Saturday, August 11, 2018

Once a frontrunner, what is wrong with Jet Airways?

Budget airlines such as IndiGo, GoAir and SpiceJet expanded exponentially in the past decade, giving first-time flyers a new opportunity and middle-class families an alternative to full-service carriers that offered lounges and free meals on board. India, the world’s fastest-growing major aviation market, is also one of the toughest in which to survive, with premium carrier Kingfisher Airlines collapsing and legacy Air India needing repeated state bailouts as ultra-low fares fail to cover their costs.

“Jet Airways is facing challenges on all fronts,” Bloomberg Intelligence’s Singapore-based analyst Rahul Kapoor said. “The rise in oil prices is having a double whammy on their earnings. They already have a sparse balance sheet compared with other Indian carriers.”

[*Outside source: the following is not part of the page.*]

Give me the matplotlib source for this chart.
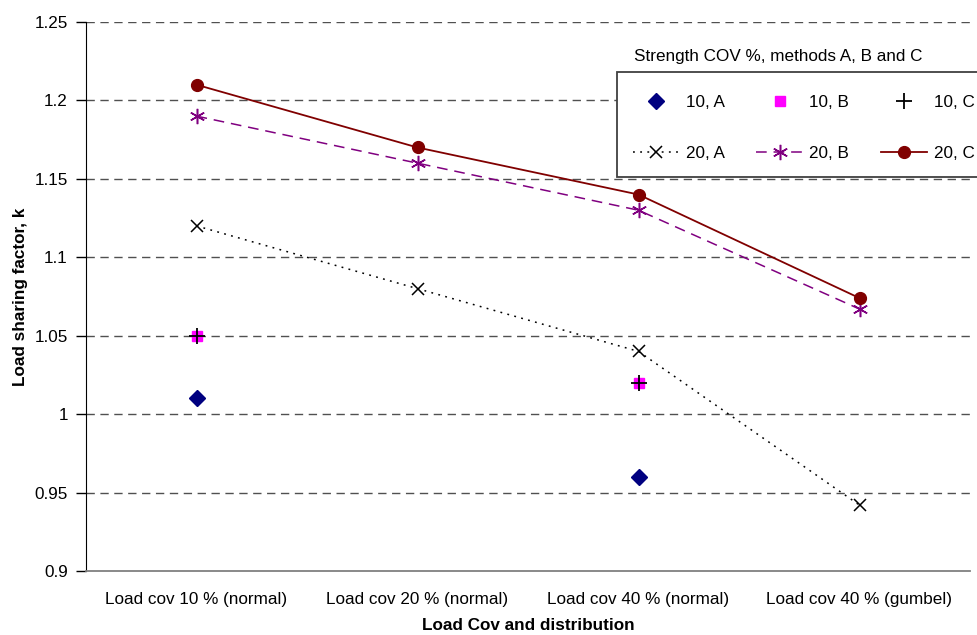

India is one of the toughest markets, where airlines are forced to sell tickets at base prices of as low as Re 1 to attract the fastest growing middle class in the world. Kingfisher Airlines, started by Indian tycoon Vijay Mallya in 2005, was one of the nation’s leading carriers until it was grounded in 2012 amid mounting debt. Indian airlines are among the biggest customers for the single-aisle planes made by Airbus and Boeing Co.

Mumbai-based Jet Airways had total debt of Rs 9,430 crore, and cash and equivalents of Rs 320 crore for the year ended March 31, 2018, according to Bloomberg-compiled data. The firm’s total debt ballooned to 55.4 times earnings before interest and tax as of March 31, compared with 4.9 times the previous year, the data showed.